From the Apple Newsroom on January 6, 2011 [sic]:

Apple® today announced that the Mac® App Store℠ is now open for business with more than 1,000 free and paid apps. The Mac App Store brings the revolutionary App Store experience to the Mac, so you can find great new apps, buy them using your iTunes® account, download and install them in just one step. The Mac App Store is available for Snow Leopard® users through Software Update as part of Mac OS® X v10.6.6.

You know the first interesting thing about this? Apple issued a press release when the iOS App Store turned ten; Apple also posted one the day the Mac App Store turned ten, but it wasn’t about the Mac App Store:

As the world navigated an ever-changing new normal of virtual learning, grocery deliveries, and drive-by birthday celebrations, customers relied on Apple services in new ways, turning to expertly curated apps, news, music, podcasts, TV shows, movies, and more to stay entertained, informed, connected, and fit.

There’s a bit in the release touting the “commerce the App Store facilitates”, and Apple used it to announce $1.8 billion spent on the App Store between Christmas Eve and New Year’s Eve, but that’s it. Also, I want to thank the person who decided that Apple’s press releases do not need to contain intellectual property marks.

Perhaps it is not surprising that the Mac App Store did not get its own anniversary announcement. It could be the case that Apple considers the launch of the iPhone App Store the original, and everything else is simply part of that family. Apple also doesn’t indulge in anniversaries very often — the App Store press release was an exception rather than the rule.

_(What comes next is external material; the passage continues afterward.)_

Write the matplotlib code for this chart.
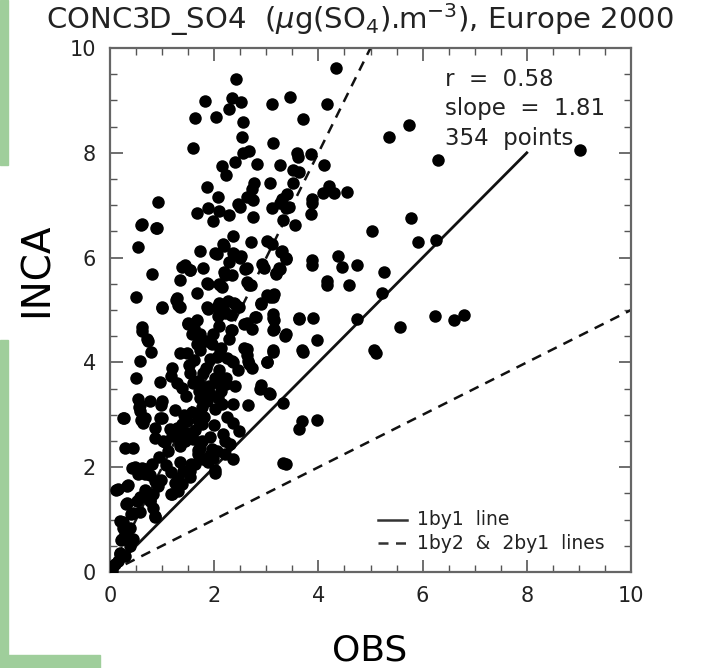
import matplotlib
matplotlib.use('Agg')
import matplotlib.pyplot as plt
from matplotlib.patches import Rectangle
from matplotlib.ticker import MultipleLocator

obs = [
    4.33, 2.42, 3.46, 1.83, 2.35, 2.52, 3.11, 4.17, 2.29, 1.63, 2.04, 3.71, 2.56, 2.54, 5.35,
    5.73, 6.29, 9.02, 3.13, 1.60, 2.56, 2.67, 3.58, 3.60, 3.85, 2.40, 2.83, 2.15, 3.27, 4.10,
    2.23, 3.52, 3.62, 2.77, 3.08, 3.52, 1.87, 2.73, 4.21, 4.29, 4.08, 4.54, 2.08, 2.63, 2.75,
    3.40, 3.31, 3.27, 3.88, 0.92, 3.88, 2.46, 2.50, 3.10, 3.37, 3.44, 1.88, 1.67, 2.10, 2.29,
    2.75, 3.85, 3.33, 3.56, 1.98, 0.62, 0.90, 5.02, 5.77, 5.92, 6.25, 0.54, 1.73, 2.02, 2.37,
    2.17, 2.71, 3.02, 3.10, 3.31, 3.37, 2.37, 2.50, 3.87, 3.88, 4.37, 4.46, 4.75, 5.25, 5.23,
    0.81, 1.38, 1.54, 1.79, 1.35, 1.67, 1.87, 2.12, 2.21, 2.35, 2.60, 2.67, 2.96, 3.19, 3.27,
    4.17, 4.17, 4.58, 0.50, 1.00, 1.29, 1.35, 1.87, 2.06, 2.08, 2.21, 2.27, 2.40, 2.48, 2.79,
    2.90, 3.08, 3.13, 3.12, 3.13, 3.62, 3.90, 4.75, 6.23, 6.60, 6.79, 5.56, 0.62, 0.62, 1.50,
    1.67, 1.58, 1.73, 1.98, 2.35, 2.58, 2.73, 3.13, 3.37, 0.71, 3.98, 0.73, 0.79, 1.35, 1.48,
    1.67, 1.73, 2.12, 2.25, 1.92, 2.37, 2.63, 2.65, 2.73, 3.02, 3.12, 3.71, 5.06, 5.10, 0.58,
    0.50, 0.96, 1.19, 1.17, 1.29, 1.38, 1.54, 1.60, 1.69, 1.79, 1.79, 2.02, 1.92, 2.12, 2.21,
    1.73, 1.77, 1.73, 1.87, 2.08, 2.37, 2.65, 2.88, 3.08, 3.33, 0.56, 0.27, 0.54, 0.77, 1.00,
    0.58, 0.67, 0.63, 0.87, 1.00, 0.87, 1.02, 1.19, 1.29, 1.31, 1.38, 1.48, 1.35, 1.44, 1.60,
    1.73, 1.77, 1.63, 1.77, 2.02, 2.17, 2.37, 2.21, 2.31, 2.06, 1.98, 1.92, 1.79, 1.69, 1.63,
    1.54, 1.40, 1.31, 1.25, 1.31, 1.19, 1.38, 0.81, 0.62, 0.54, 0.67, 0.29, 0.44, 0.42, 0.87,
    0.92, 0.83, 0.77, 0.83, 0.87, 0.15, 0.33, 0.33, 0.52, 0.44, 0.19, 0.25, 0.38, 0.29, 0.23,
    0.44, 0.38, 0.19, 0.29, 0.15, 0.06, 0.04, 2.02, 2.37, 3.33, 3.37, 3.62, 3.69, 3.98, 2.19,
    2.06, 2.38, 2.52, 3.29, 3.38, 2.29, 2.62, 2.92, 3.25, 3.19, 2.19, 2.10, 2.15, 2.63, 2.71,
    3.02, 3.15, 2.10, 2.38, 2.90, 2.19, 2.81, 3.15, 3.63, 2.62, 2.33, 3.15, 3.35, 2.13, 2.58,
    2.63, 3.12, 3.69, 2.35, 2.67, 3.02, 2.10, 2.23, 2.23, 2.90, 3.06, 2.13, 0.25, 0.12, 0.35,
    0.31, 0.25, 0.40, 0.58, 0.87, 0.21, 0.19, 0.10, 0.58, 0.60, 0.96, 0.98, 1.15, 1.06, 1.40,
    1.35, 1.69, 1.83, 1.56, 1.35, 1.17, 0.67, 0.48, 0.98, 0.77, 1.31, 1.54, 1.17, 0.67, 0.58,
    0.77, 1.69, 1.92, 1.88, 2.02, 1.44, 1.54, 1.27, 1.31, 1.00, 1.88, 1.88, 1.50, 0.60, 0.88,
    1.52, 1.62, 1.85, 1.95, 2.05, 2.28, 2.45, 1.45, 1.70, 1.90, 2.15, 2.40, 1.58, 1.80, 2.00,
    2.25, 2.48, 1.50, 1.72, 1.95, 2.20, 1.62, 1.85, 2.10, 2.32, 1.25, 1.42, 1.12, 0.95, 1.08,
]
inca = [
    9.62, 9.41, 9.06, 8.99, 9.04, 8.97, 8.93, 8.93, 8.83, 8.66, 8.68, 8.64, 8.58, 8.30, 8.30,
    8.53, 7.86, 8.05, 8.18, 8.09, 7.99, 8.03, 7.99, 7.92, 7.97, 7.82, 7.78, 7.74, 7.76, 7.76,
    7.57, 7.67, 7.63, 7.42, 7.42, 7.42, 7.34, 7.30, 7.36, 7.23, 7.23, 7.25, 7.15, 7.15, 7.09,
    7.21, 7.11, 7.04, 7.11, 7.06, 7.04, 7.02, 6.96, 6.94, 6.94, 6.96, 6.94, 6.86, 6.88, 6.81,
    6.77, 6.83, 6.71, 6.62, 6.69, 6.65, 6.56, 6.50, 6.75, 6.29, 6.33, 6.20, 6.12, 6.08, 6.42,
    6.25, 6.29, 6.31, 6.25, 6.12, 6.00, 6.08, 6.00, 5.95, 5.85, 6.04, 5.83, 5.85, 5.72, 5.32,
    5.68, 5.83, 5.77, 5.81, 5.58, 5.33, 5.51, 5.47, 5.66, 5.66, 5.79, 5.47, 5.81, 5.70, 5.79,
    5.56, 5.47, 5.47, 5.24, 5.05, 5.22, 5.05, 5.05, 5.05, 4.89, 4.95, 5.18, 5.12, 5.05, 4.86,
    5.12, 5.24, 5.24, 4.93, 4.84, 4.84, 4.84, 4.82, 4.88, 4.80, 4.90, 4.67, 4.68, 4.59, 4.74,
    4.80, 4.55, 4.55, 4.55, 4.61, 4.74, 4.63, 4.61, 4.55, 4.44, 4.42, 4.40, 4.19, 4.17, 4.17,
    4.36, 4.23, 4.23, 4.09, 4.07, 4.00, 4.26, 4.03, 3.90, 4.00, 4.19, 4.19, 4.23, 4.17, 4.03,
    3.71, 3.63, 3.90, 3.75, 3.61, 3.52, 3.80, 3.61, 3.65, 3.79, 3.52, 3.71, 3.40, 3.56, 3.65,
    3.33, 3.14, 2.98, 3.27, 3.33, 3.21, 3.19, 3.50, 3.40, 3.23, 3.14, 2.93, 3.31, 3.27, 3.27,
    3.08, 2.94, 2.85, 2.75, 2.93, 2.56, 2.50, 2.60, 2.75, 2.64, 2.83, 2.88, 2.41, 2.50, 2.54,
    2.37, 2.50, 2.71, 2.83, 3.12, 2.64, 2.85, 2.50, 2.45, 2.31, 2.18, 2.24, 2.16, 2.25, 2.06,
    1.93, 1.93, 1.80, 1.70, 1.55, 1.49, 1.68, 2.06, 1.99, 1.87, 1.87, 2.37, 2.37, 1.99, 1.74,
    1.64, 1.49, 1.36, 1.23, 1.07, 1.59, 1.64, 1.32, 1.36, 1.13, 0.98, 0.84, 0.84, 0.73, 0.63,
    0.63, 0.50, 0.36, 0.31, 0.21, 0.11, 0.02, 1.89, 2.16, 2.08, 2.06, 2.73, 2.89, 2.91, 6.23,
    6.06, 6.06, 6.04, 6.10, 5.97, 5.91, 5.81, 5.87, 5.81, 5.68, 5.72, 5.49, 5.43, 5.53, 5.47,
    5.28, 5.30, 5.14, 5.14, 5.14, 4.99, 4.86, 4.80, 4.82, 4.76, 4.61, 4.63, 4.51, 4.28, 4.28,
    4.15, 4.23, 4.23, 4.03, 3.96, 4.00, 3.86, 3.71, 3.58, 3.56, 3.42, 3.46, 2.93, 1.57, 1.66,
    1.30, 0.96, 1.11, 1.15, 1.05, 0.61, 0.34, 0.15, 3.19, 2.91, 2.93, 3.19, 2.72, 2.49, 2.62,
    2.45, 2.33, 2.16, 2.06, 2.10, 1.91, 1.97, 2.01, 1.76, 1.85, 1.68, 1.82, 1.49, 1.57, 1.43,
    1.38, 2.91, 2.58, 2.10, 1.95, 5.85, 5.76, 5.20, 5.09, 5.03, 5.49, 5.01, 4.76, 6.63, 6.56,
    3.95, 4.05, 3.90, 4.35, 4.10, 4.45, 3.85, 3.35, 3.45, 3.55, 3.20, 3.55, 3.05, 2.95, 2.80,
    2.95, 2.70, 2.65, 2.45, 2.35, 2.25, 4.65, 4.40, 4.70, 4.90, 3.10, 3.00, 2.30, 2.20, 2.05,
]

stats = ['r  =  0.58', 'slope  =  1.81', '354  points']

fig = plt.figure(figsize=(7.09, 6.68), dpi=100)

# light green strips at the left edge of the page
green = '#9fce9b'
for x0, y0, w, h in [(0, 503, 8, 165), (0, 0, 8, 328), (0, 0, 100, 13)]:
    fig.patches.append(Rectangle((x0 / 709, y0 / 668), w / 709, h / 668,
                                 transform=fig.transFigure, color=green, zorder=0))

ax = fig.add_axes([110 / 709, 96 / 668, 521 / 709, 524 / 668])
ax.set_xlim(0, 10)
ax.set_ylim(0, 10)

ax.plot(obs, inca, 'o', color='black', markersize=9, markeredgewidth=0, zorder=3)

ax.plot([0, 8], [0, 8], '-', color='#111111', lw=2)
ax.plot([0, 5], [0, 10], '--', color='#111111', lw=1.8, dashes=(4, 3))
ax.plot([0, 10], [0, 5], '--', color='#111111', lw=1.8, dashes=(4, 3))

for i, s in enumerate(stats):
    ax.text(6.43, 9.4 - i * 0.56, s, fontsize=16.5, va='center', ha='left', color='#222222')

# legend drawn by hand
ax.plot([5.15, 5.7], [1.0, 1.0], '-', color='#333333', lw=1.8)
ax.plot([5.15, 5.7], [0.55, 0.55], '--', color='#333333', lw=1.8, dashes=(4, 3))
ax.text(5.9, 1.0, '1by1  line', fontsize=13.5, va='center', color='#222222')
ax.text(5.9, 0.55, '1by2  &  2by1  lines', fontsize=13.5, va='center', color='#222222')

ax.xaxis.set_major_locator(MultipleLocator(2))
ax.yaxis.set_major_locator(MultipleLocator(2))
ax.xaxis.set_minor_locator(MultipleLocator(0.5))
ax.yaxis.set_minor_locator(MultipleLocator(0.5))
ax.tick_params(which='both', direction='in', top=True, right=True, color='#555555')
ax.tick_params(which='major', length=9, width=1.2, labelsize=15, pad=10, labelcolor='#222222')
ax.tick_params(which='minor', length=5, width=1)
for sp in ax.spines.values():
    sp.set_color('#666666')
    sp.set_linewidth(1.6)

fig.text(0.508, 0.97, 'CONC3D_SO4  ($\\mu$g(SO$_4$).m$^{-3}$), Europe 2000',
         ha='center', va='center', fontsize=21, color='#222222')
fig.text(0.052, 0.596, 'INCA', rotation=90, ha='center', va='center', fontsize=28)
fig.text(0.522, 0.026, 'OBS', ha='center', va='center', fontsize=26)

fig.savefig('out.png', dpi=100)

But it also speaks to the Mac App Store’s lack of comparable influence. Joe Rossignol, MacRumors:

Since its inception, the Mac App Store has attracted its fair share of criticism from developers. Apple has addressed some of these complaints over the years by allowing developers to offer free trials via in-app purchase, create app bundles, distribute apps on multiple Apple platforms as a universal purchase, view analytics for Mac apps, respond to customer reviews, and more, but some developers remain unsatisfied with the Mac App Store due to Apple’s review process, the lack of upgrade pricing, the lack of sandboxing exceptions for trusted developers, the absence of TestFlight beta testing for Mac apps, and other reasons.

Michael Tsai:

Thinking back to the early days of the Mac App Store, I remember how its introduction killed a nascent third-party effort to build a similar store. And I recall how, just months after the store opened, Apple changed the rules to require that apps be sandboxed. […]

The Mac App Store has led a bizarre life in its first ten years — remember when system software updates, including operating system updates, came through the Mac App Store? A 2018 redesign made it look more modern, but it continues to feel like it was ported from another platform. Like the iOS App Store, it faces moderation problems, and its vast quantity of apps are mostly terrible.

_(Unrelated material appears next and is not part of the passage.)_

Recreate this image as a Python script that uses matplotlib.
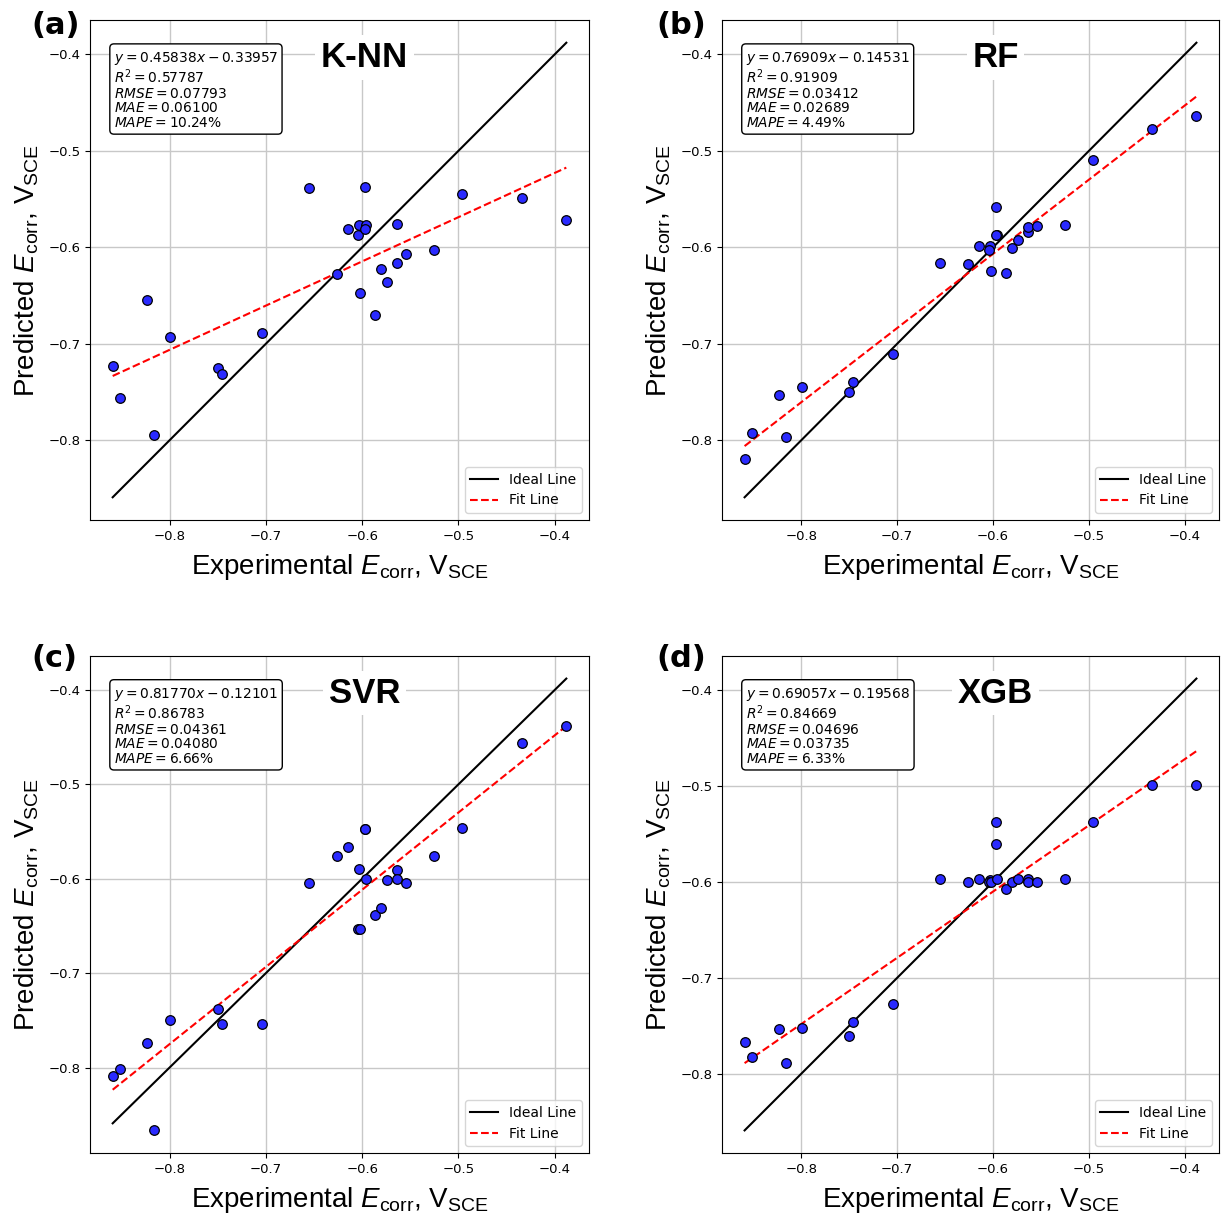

There are some bright spots. I have found that good little utility apps — ABX testers, light audio processing, and the sort — are easy to find in the Mac App Store. Much easier, I think, than finding them on the web. It is also a place where you can find familiar software from big developers alongside plenty of indies, software remains up-to-date with almost no user interaction, and there are no serial numbers to lose.

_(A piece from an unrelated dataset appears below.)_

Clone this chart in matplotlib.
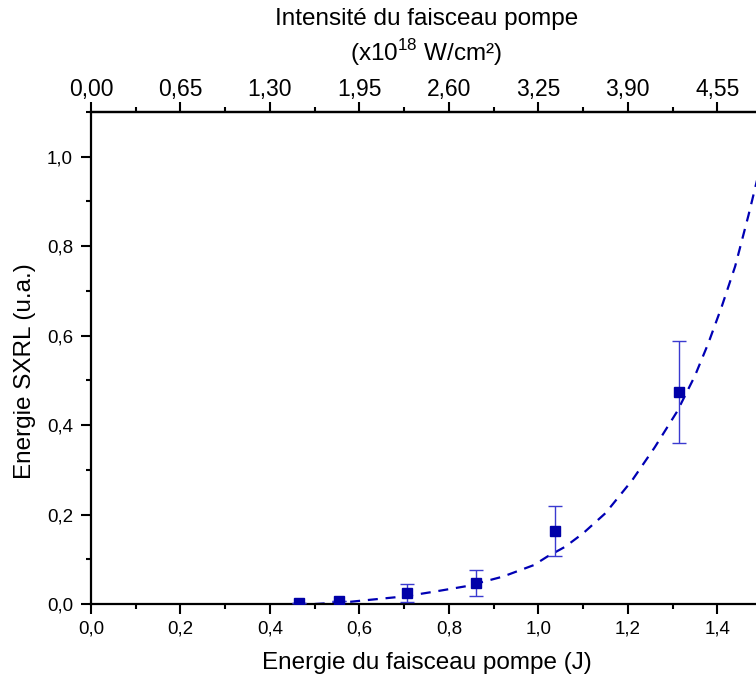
import matplotlib
matplotlib.use("Agg")
import matplotlib.pyplot as plt
from matplotlib.ticker import FuncFormatter, MultipleLocator, FixedLocator

plt.rcParams['font.family'] = ['Liberation Sans', 'DejaVu Sans']
plt.rcParams['mathtext.fontset'] = 'custom'
plt.rcParams['mathtext.rm'] = 'Liberation Sans'

# data points
energy = [0.466, 0.555, 0.706, 0.861, 1.038, 1.315]
sxrl = [0.003, 0.007, 0.025, 0.047, 0.164, 0.474]
err = [0.0, 0.0, 0.020, 0.028, 0.056, 0.114]

# fitted curve
fit_x = [0.50, 0.55, 0.58, 0.63, 0.68, 0.72, 0.77, 0.84, 0.92, 0.99, 1.02, 1.06,
         1.10, 1.15, 1.21, 1.26, 1.31, 1.35, 1.38, 1.41, 1.44, 1.47, 1.49, 1.50]
fit_y = [0.000, 0.003, 0.005, 0.010, 0.015, 0.020, 0.028, 0.040, 0.061, 0.087, 0.106, 0.128,
         0.158, 0.203, 0.277, 0.35, 0.43, 0.51, 0.583, 0.665, 0.755, 0.87, 0.952, 1.0]

x_ticks = [0.0, 0.2, 0.4, 0.6, 0.8, 1.0, 1.2, 1.4]
y_ticks = [0.0, 0.2, 0.4, 0.6, 0.8, 1.0]
top_ticks = [0.00, 0.65, 1.30, 1.95, 2.60, 3.25, 3.90, 4.55]
factor = 3.25

fig = plt.figure(figsize=(7.56, 6.86), dpi=100)
ax = fig.add_axes([91/756, 1 - 604/686, (762 - 91)/756, (604 - 112)/686])

ax.plot(fit_x, fit_y, linestyle=(0, (4.5, 3.5)), color='#0000b4', lw=1.6, zorder=2)
ax.errorbar(energy, sxrl, yerr=err, fmt='s', color='#0000a8', ms=7.5,
            ecolor='#3a3ad0', elinewidth=1.0, capsize=5, capthick=1.0, zorder=3)

ax.set_xlim(0, 1.5)
ax.set_ylim(0, 1.1)

ax.xaxis.set_major_locator(FixedLocator(x_ticks))
ax.xaxis.set_minor_locator(MultipleLocator(0.1))
ax.yaxis.set_major_locator(FixedLocator(y_ticks))
ax.yaxis.set_minor_locator(MultipleLocator(0.1))
fmt1 = FuncFormatter(lambda v, p: f"{v:.1f}".replace('.', ','))
ax.xaxis.set_major_formatter(fmt1)
ax.yaxis.set_major_formatter(fmt1)

for s in ['left', 'bottom', 'top', 'right']:
    ax.spines[s].set_linewidth(1.6)
ax.tick_params(which='major', direction='out', length=7, width=1.5, labelsize=13.5, pad=5)
ax.tick_params(axis='y', which='major', pad=6)
ax.tick_params(which='minor', direction='out', length=3.5, width=1.5)

ax.set_xlabel("Energie du faisceau pompe (J)", fontsize=17.5, labelpad=10)
ax.set_ylabel("Energie SXRL (u.a.)", fontsize=17.5)
ax.yaxis.set_label_coords(-0.082, 0.4736)

sec = ax.secondary_xaxis('top', functions=(lambda x: x * factor, lambda x: x / factor))
sec.xaxis.set_major_locator(FixedLocator(top_ticks))
sec.xaxis.set_minor_locator(MultipleLocator(0.325))
sec.xaxis.set_major_formatter(FuncFormatter(lambda v, p: f"{v:.2f}".replace('.', ',')))
sec.tick_params(which='major', direction='out', length=7, width=1.5, labelsize=16.5, pad=1)
sec.tick_params(which='minor', direction='out', length=3.5, width=1.5)
sec.spines['top'].set_linewidth(1.6)
sec.set_xlabel("Intensité du faisceau pompe\n(x10$^{\\mathregular{18}}$ W/cm²)",
               fontsize=17.5, labelpad=12, linespacing=1.32)

fig.savefig("out.png", dpi=100)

Unfortunately, there remain fundamental disagreements between Apple’s policies and developers’ wishes that often manifest in comical ways. Recently, for my day job, I needed to use one of Microsoft’s Office apps that I did not have installed. I was able to download it from the Mac App Store but, upon signing in to my workplace Office 365 account, I was told that the type of license on my account was incompatible with that version of the app. I replaced it with a copy from Microsoft’s website with the same version number and was able to log in. I assume this is because there is a conflict between how enterprise licenses are sold and Apple’s in-app purchase rules. It was caused in part by Microsoft’s desire to sell its products under as many subtly-different similarly-named SKUs as possible, and resulted in an error message that was prohibited by App Store rules from being helpful. Regardless of the reasons, all I experienced as a user was confusion and frustration. Oftentimes, it is simply less nice to use the Mac App Store than getting software from the web.

Happy tenth birthday to the Mac App Store; it cannot be the best that Apple can do.